### [Work to complete]
Exclude the pictures, then copy word for word the lines running from the beginning of the records through the line with "from matplotlib.ticker import FixedLocator".
----------------------------------------
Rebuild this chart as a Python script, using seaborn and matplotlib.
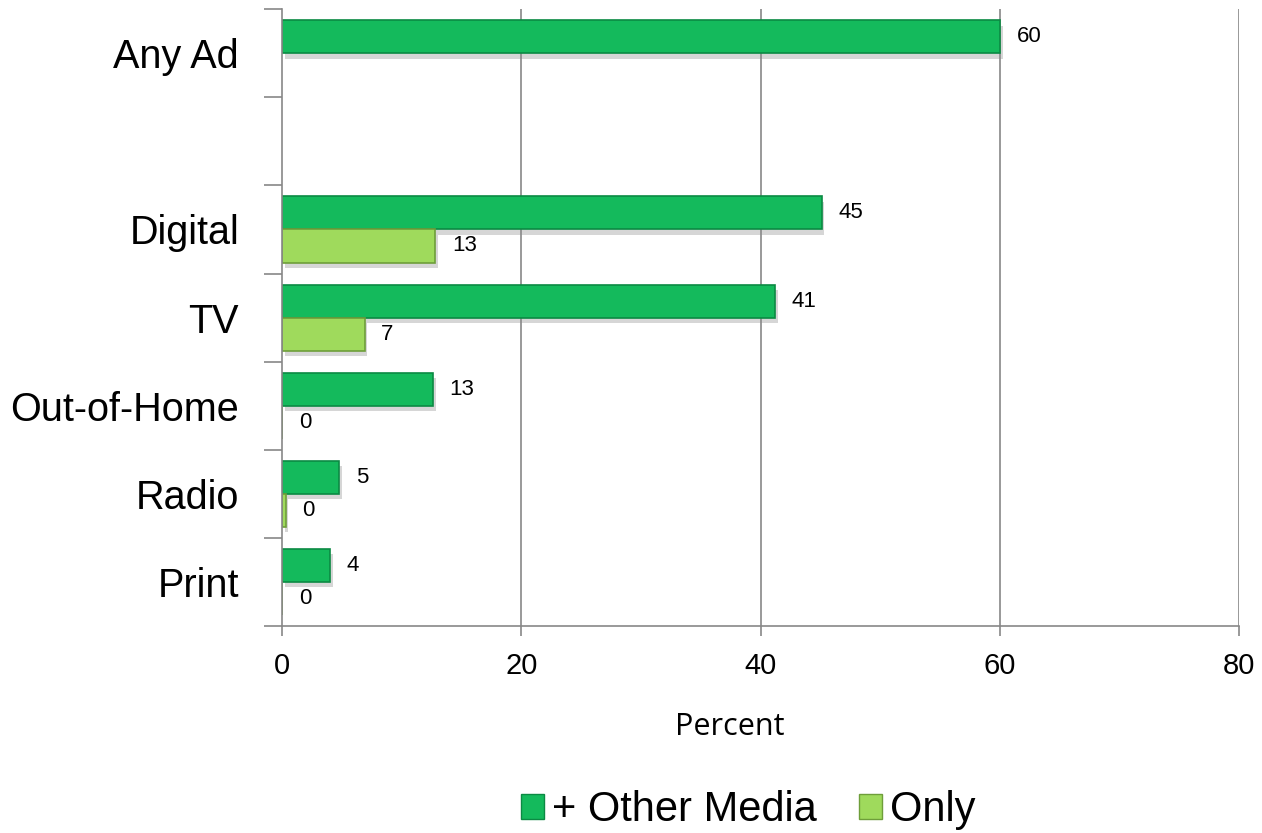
import numpy as np
import pandas as pd
import seaborn as sns
import matplotlib
matplotlib.use("Agg")
import matplotlib.pyplot as plt
import matplotlib.patheffects as pe
from matplotlib.patches import Patch
from matplotlib.ticker import FixedLocator

# Media reach, percent
categories = ["Any Ad", "", "Digital", "TV", "Out-of-Home", "Radio", "Print"]
series = ["+ Other Media", "Only"]
other_media_cats = ["Any Ad", "Digital", "TV", "Out-of-Home", "Radio", "Print"]
other_media_vals = [60.0, 45.1, 41.2, 12.6, 4.8, 4.0]
only_cats = ["Digital", "TV", "Out-of-Home", "Radio", "Print"]
only_vals = [12.8, 6.9, 0.0, 0.3, 0.0]
x_ticks = [0, 20, 40, 60, 80]

df = pd.concat([
    pd.DataFrame({"Media": other_media_cats, "Percent": other_media_vals, "Series": series[0]}),
    pd.DataFrame({"Media": only_cats, "Percent": only_vals, "Series": series[1]}),
], ignore_index=True)

face = {"+ Other Media": "#14BA5C", "Only": "#9FDA5C"}
edge = {"+ Other Media": "#0B8A43", "Only": "#6E9E3A"}

sns.set_theme(style="white")
plt.rcParams["font.family"] = ["Liberation Sans", "DejaVu Sans"]
plt.rcParams["text.color"] = "black"
plt.rcParams["axes.labelcolor"] = "black"
plt.rcParams["xtick.color"] = "black"
plt.rcParams["ytick.color"] = "black"

fig = plt.figure(figsize=(12.62, 8.33), dpi=100)
ax = fig.add_axes([0.2235, 0.2485, 0.9818 - 0.2235, 0.989 - 0.2485])

sns.barplot(data=df, x="Percent", y="Media", hue="Series", order=categories,
            hue_order=series, palette=face, saturation=1, orient="h", width=0.75,
            errorbar=None, legend=False, ax=ax)

shadow = [pe.SimplePatchShadow(offset=(2, -4), shadow_rgbFace="0.55", alpha=0.35), pe.Normal()]
for cont, name in zip(ax.containers, series):
    for bar in cont:
        bar.set_edgecolor(edge[name])
        bar.set_linewidth(1.2)
        bar.set_path_effects(shadow)
    ax.bar_label(cont, fmt="{:.0f}", padding=12, fontsize=16, color="black")

grid_c = "#878787"
ax.set_xlim(0, 80)
ax.set_ylim(len(categories) - 0.5, -0.5)
ax.xaxis.set_major_locator(FixedLocator(x_ticks))
for v in x_ticks[1:]:
    ax.axvline(v, color=grid_c, lw=1.2, zorder=0)

for s in ["top", "right"]:
    ax.spines[s].set_visible(False)
for s in ["left", "bottom"]:
    ax.spines[s].set_color(grid_c)
    ax.spines[s].set_linewidth(1.2)

# category boundaries as outward ticks, labels centred between them
ax.yaxis.set_minor_locator(FixedLocator(np.arange(-0.5, len(categories), 1.0)))
ax.tick_params(axis="y", which="minor", left=True, length=13, width=1.2, color=grid_c)
ax.tick_params(axis="y", which="major", left=True, length=0, pad=31, labelsize=28.5)
ax.tick_params(axis="x", which="major", bottom=True, length=7, width=1.2, color=grid_c,
               pad=12, labelsize=21)

ax.set_ylabel("")
ax.set_xlabel("Percent", family=["Open Sans", "DejaVu Sans"], fontsize=22, color="black")
ax.xaxis.set_label_coords(0.468, -0.14)

handles = [Patch(facecolor=face[s], edgecolor=edge[s], label=s) for s in series]
fig.legend(handles=handles, loc="center", bbox_to_anchor=(0.593, 0.0276), ncol=2,
           frameon=False, fontsize=30, handlelength=0.55, handleheight=0.55,
           handletextpad=0.2, columnspacing=1.0, borderpad=0)

fig.savefig("out.png", dpi=100)
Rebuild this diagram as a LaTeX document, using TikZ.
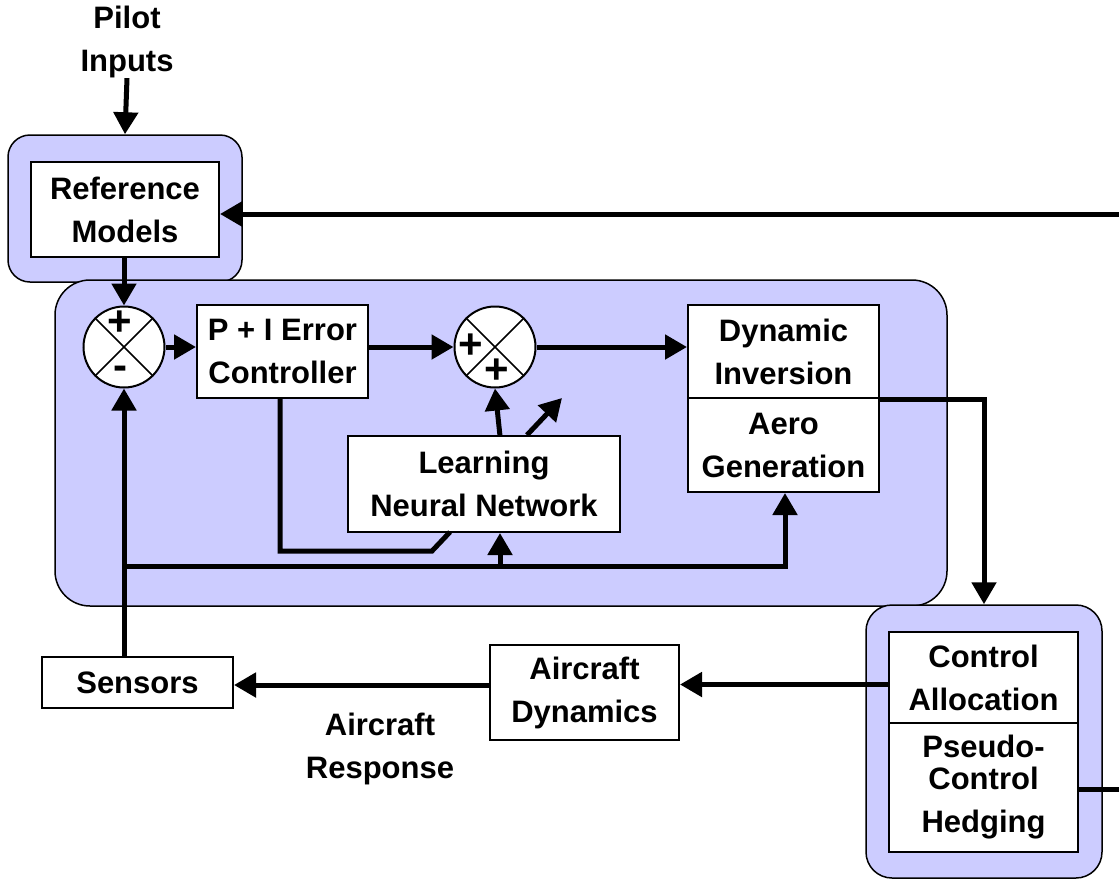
----------------------------------------
### [Result of the exercise]
Rebuild this chart as a Python script, using seaborn and matplotlib.
import numpy as np
import pandas as pd
import seaborn as sns
import matplotlib
matplotlib.use("Agg")
import matplotlib.pyplot as plt
import matplotlib.patheffects as pe
from matplotlib.patches import Patch
from matplotlib.ticker import FixedLocator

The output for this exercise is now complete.